Your objective
Retype, exactly as written, every line from the one containing "Write the matplotlib code for this chart." down to the one containing "ax.axis('off')", including both, and nothing else.

Data in this exercise

-------------------------

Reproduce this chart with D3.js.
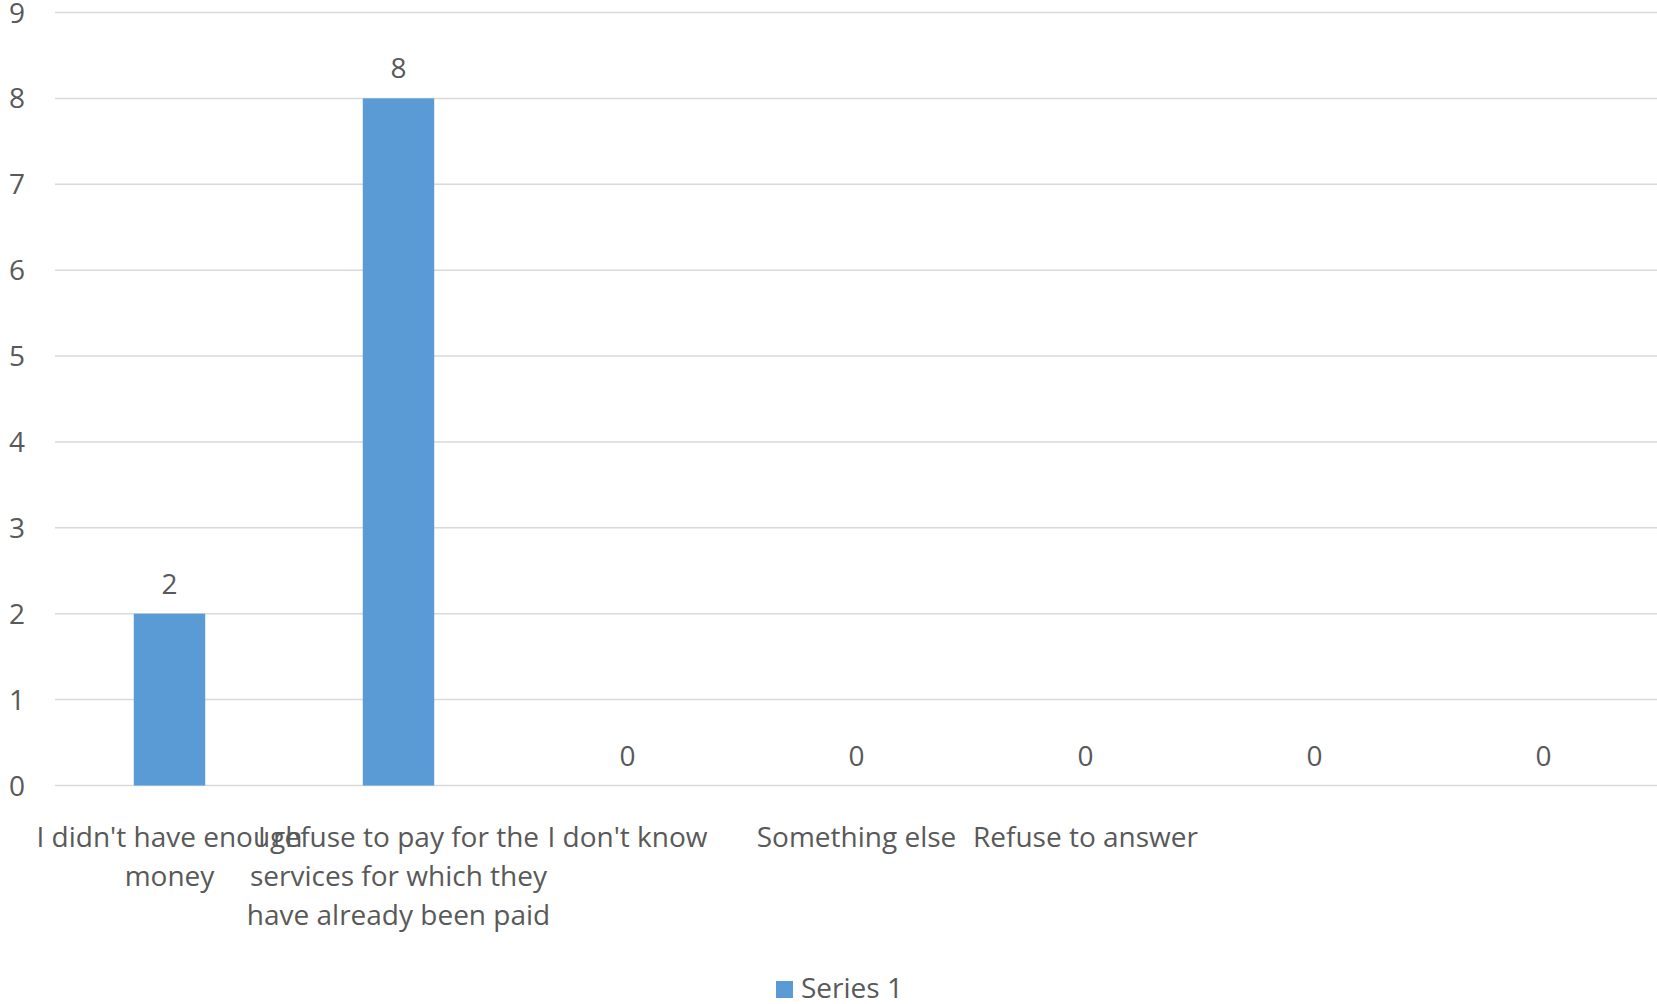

-------------------------

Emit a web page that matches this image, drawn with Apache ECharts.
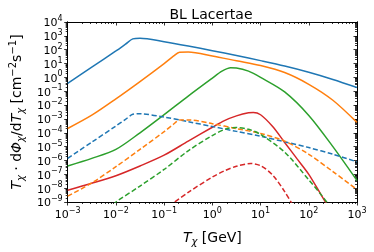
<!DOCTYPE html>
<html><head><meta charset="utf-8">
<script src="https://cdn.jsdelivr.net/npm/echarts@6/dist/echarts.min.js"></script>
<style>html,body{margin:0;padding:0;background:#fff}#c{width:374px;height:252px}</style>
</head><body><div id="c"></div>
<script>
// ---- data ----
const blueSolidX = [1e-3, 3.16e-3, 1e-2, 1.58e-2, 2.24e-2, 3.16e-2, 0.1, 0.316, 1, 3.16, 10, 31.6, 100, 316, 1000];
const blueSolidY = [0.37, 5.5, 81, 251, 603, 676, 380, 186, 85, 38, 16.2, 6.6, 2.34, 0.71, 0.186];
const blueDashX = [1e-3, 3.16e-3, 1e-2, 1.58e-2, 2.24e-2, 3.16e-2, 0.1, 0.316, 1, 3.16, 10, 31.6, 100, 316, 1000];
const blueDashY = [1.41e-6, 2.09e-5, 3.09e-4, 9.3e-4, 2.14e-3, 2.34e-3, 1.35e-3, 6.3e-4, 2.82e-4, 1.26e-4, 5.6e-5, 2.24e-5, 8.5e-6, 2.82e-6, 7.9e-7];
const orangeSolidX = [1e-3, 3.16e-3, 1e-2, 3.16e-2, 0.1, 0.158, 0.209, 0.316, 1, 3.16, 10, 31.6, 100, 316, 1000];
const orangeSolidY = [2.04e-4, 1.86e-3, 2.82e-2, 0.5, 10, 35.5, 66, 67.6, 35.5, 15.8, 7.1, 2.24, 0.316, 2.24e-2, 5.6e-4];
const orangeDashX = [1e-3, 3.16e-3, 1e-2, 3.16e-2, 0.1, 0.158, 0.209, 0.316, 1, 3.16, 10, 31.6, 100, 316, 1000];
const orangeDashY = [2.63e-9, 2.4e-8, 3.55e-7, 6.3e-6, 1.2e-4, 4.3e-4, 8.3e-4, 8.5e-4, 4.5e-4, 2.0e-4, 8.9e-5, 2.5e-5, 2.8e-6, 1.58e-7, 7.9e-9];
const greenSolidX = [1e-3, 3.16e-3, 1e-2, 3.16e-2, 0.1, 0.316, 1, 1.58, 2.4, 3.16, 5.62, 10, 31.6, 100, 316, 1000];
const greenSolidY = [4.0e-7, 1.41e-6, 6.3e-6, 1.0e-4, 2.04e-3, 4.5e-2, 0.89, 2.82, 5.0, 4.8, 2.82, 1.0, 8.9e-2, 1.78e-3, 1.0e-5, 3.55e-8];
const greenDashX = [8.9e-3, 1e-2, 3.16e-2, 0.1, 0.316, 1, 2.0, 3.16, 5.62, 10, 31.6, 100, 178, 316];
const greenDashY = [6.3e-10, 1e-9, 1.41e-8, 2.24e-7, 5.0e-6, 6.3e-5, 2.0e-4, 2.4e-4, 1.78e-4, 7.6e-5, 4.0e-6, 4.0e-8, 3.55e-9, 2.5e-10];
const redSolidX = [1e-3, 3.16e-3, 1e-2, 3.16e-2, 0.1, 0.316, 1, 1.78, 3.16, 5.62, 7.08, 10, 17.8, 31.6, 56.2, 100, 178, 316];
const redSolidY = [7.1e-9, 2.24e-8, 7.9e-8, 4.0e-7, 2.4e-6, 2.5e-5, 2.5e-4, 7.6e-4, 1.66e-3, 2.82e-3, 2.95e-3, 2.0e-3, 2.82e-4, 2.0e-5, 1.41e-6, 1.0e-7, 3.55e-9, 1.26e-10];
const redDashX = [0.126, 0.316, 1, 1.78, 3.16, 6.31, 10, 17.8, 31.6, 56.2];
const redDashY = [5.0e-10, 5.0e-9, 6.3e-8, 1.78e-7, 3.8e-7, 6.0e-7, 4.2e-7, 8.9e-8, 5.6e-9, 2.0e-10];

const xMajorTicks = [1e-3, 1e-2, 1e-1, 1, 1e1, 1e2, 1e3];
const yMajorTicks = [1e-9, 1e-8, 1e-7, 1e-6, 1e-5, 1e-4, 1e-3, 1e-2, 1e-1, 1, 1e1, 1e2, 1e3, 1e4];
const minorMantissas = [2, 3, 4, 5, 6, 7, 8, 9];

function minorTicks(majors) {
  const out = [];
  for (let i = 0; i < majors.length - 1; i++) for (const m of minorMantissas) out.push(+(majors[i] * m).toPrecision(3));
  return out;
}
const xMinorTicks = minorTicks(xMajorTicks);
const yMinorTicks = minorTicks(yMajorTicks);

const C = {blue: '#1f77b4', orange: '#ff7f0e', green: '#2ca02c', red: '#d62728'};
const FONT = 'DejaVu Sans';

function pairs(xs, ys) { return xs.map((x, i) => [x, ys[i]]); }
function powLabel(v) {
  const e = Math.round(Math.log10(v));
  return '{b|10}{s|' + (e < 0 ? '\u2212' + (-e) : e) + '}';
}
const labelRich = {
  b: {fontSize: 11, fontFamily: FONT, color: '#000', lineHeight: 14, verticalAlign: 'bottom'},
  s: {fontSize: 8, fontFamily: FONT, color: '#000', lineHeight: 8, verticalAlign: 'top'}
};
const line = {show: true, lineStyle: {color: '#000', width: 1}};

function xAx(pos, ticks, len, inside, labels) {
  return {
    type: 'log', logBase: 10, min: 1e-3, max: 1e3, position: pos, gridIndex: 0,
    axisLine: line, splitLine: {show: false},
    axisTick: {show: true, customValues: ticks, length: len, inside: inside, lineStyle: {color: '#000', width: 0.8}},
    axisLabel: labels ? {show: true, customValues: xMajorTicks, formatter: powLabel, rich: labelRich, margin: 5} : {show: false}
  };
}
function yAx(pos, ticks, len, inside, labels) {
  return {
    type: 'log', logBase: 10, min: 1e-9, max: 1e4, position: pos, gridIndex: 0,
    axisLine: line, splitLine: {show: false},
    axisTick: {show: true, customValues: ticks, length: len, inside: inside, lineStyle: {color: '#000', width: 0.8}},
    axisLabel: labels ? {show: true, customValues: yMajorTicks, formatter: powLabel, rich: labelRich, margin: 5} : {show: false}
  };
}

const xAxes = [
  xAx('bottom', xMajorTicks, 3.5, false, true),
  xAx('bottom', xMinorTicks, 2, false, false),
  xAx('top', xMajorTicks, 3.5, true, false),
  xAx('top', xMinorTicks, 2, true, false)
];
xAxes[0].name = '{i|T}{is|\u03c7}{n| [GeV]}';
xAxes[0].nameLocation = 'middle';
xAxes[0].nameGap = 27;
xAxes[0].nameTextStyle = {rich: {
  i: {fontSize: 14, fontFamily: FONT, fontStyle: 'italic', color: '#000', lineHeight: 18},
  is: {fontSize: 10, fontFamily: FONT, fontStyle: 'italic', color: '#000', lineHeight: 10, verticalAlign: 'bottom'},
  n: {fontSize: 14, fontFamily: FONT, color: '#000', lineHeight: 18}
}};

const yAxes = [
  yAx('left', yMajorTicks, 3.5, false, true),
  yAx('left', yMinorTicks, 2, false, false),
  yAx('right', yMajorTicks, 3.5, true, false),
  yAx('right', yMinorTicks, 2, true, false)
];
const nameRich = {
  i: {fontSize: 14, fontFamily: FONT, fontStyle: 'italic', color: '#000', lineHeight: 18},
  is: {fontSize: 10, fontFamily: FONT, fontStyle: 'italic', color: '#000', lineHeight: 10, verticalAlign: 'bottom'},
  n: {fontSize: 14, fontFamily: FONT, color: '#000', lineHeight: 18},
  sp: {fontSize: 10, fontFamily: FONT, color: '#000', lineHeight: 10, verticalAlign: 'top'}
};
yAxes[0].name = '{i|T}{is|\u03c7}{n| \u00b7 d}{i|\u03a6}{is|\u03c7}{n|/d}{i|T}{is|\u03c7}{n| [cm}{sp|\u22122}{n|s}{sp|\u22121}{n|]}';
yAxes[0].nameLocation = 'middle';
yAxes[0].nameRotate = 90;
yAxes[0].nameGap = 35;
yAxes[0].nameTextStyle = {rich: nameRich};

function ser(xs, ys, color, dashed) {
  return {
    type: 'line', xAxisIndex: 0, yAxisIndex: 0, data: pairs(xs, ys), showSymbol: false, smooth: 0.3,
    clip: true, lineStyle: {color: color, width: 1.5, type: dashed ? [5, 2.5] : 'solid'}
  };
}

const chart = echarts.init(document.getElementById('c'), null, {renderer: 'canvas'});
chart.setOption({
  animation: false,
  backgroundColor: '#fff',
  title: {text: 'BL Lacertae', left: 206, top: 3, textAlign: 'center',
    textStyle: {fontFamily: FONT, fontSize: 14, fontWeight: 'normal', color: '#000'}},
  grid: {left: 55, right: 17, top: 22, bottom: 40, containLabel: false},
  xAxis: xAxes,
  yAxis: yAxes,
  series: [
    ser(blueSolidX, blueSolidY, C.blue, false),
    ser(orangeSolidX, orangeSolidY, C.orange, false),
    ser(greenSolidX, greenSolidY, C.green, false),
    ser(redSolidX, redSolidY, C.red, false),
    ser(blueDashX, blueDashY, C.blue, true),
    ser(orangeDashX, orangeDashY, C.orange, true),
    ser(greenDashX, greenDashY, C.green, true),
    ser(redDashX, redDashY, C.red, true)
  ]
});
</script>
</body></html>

-------------------------

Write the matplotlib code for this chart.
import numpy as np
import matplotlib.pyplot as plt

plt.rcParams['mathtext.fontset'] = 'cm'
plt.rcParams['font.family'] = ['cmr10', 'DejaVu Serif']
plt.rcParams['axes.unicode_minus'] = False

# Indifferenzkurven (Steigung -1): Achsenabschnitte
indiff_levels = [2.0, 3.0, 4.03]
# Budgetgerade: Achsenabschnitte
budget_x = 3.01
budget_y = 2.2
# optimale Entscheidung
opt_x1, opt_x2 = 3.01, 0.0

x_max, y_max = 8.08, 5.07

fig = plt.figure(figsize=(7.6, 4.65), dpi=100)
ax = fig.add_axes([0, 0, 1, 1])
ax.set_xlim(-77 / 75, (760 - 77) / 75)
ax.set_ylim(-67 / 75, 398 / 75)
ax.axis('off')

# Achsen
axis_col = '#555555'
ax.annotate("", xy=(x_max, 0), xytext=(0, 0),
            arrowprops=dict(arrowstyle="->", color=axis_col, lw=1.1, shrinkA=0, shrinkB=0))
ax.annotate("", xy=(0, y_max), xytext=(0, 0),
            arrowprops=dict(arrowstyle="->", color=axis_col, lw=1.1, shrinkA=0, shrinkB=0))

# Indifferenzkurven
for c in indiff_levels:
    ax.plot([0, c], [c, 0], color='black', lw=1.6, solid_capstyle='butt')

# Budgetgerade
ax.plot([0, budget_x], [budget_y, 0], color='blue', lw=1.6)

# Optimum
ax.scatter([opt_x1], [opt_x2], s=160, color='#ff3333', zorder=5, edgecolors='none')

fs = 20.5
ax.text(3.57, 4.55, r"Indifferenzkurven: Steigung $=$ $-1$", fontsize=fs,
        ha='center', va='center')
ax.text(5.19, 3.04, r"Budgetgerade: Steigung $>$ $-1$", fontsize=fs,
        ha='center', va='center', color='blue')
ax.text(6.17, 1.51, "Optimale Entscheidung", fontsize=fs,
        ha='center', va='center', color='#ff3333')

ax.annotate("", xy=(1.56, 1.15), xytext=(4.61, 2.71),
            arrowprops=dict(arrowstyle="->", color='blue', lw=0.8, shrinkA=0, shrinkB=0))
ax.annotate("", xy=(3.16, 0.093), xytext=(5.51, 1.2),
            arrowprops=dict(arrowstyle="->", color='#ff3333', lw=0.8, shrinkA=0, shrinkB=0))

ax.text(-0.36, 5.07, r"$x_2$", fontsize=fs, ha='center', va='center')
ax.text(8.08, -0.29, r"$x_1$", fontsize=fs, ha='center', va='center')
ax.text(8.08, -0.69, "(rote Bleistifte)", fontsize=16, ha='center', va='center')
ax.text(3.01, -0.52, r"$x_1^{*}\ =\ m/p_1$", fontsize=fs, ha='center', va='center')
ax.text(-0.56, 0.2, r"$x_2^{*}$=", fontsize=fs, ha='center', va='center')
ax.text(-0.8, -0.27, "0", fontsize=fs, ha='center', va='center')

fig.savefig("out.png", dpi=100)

-------------------------

Solution for this problem
Write the matplotlib code for this chart.
import numpy as np
import matplotlib.pyplot as plt

plt.rcParams['mathtext.fontset'] = 'cm'
plt.rcParams['font.family'] = ['cmr10', 'DejaVu Serif']
plt.rcParams['axes.unicode_minus'] = False

# Indifferenzkurven (Steigung -1): Achsenabschnitte
indiff_levels = [2.0, 3.0, 4.03]
# Budgetgerade: Achsenabschnitte
budget_x = 3.01
budget_y = 2.2
# optimale Entscheidung
opt_x1, opt_x2 = 3.01, 0.0

x_max, y_max = 8.08, 5.07

fig = plt.figure(figsize=(7.6, 4.65), dpi=100)
ax = fig.add_axes([0, 0, 1, 1])
ax.set_xlim(-77 / 75, (760 - 77) / 75)
ax.set_ylim(-67 / 75, 398 / 75)
ax.axis('off')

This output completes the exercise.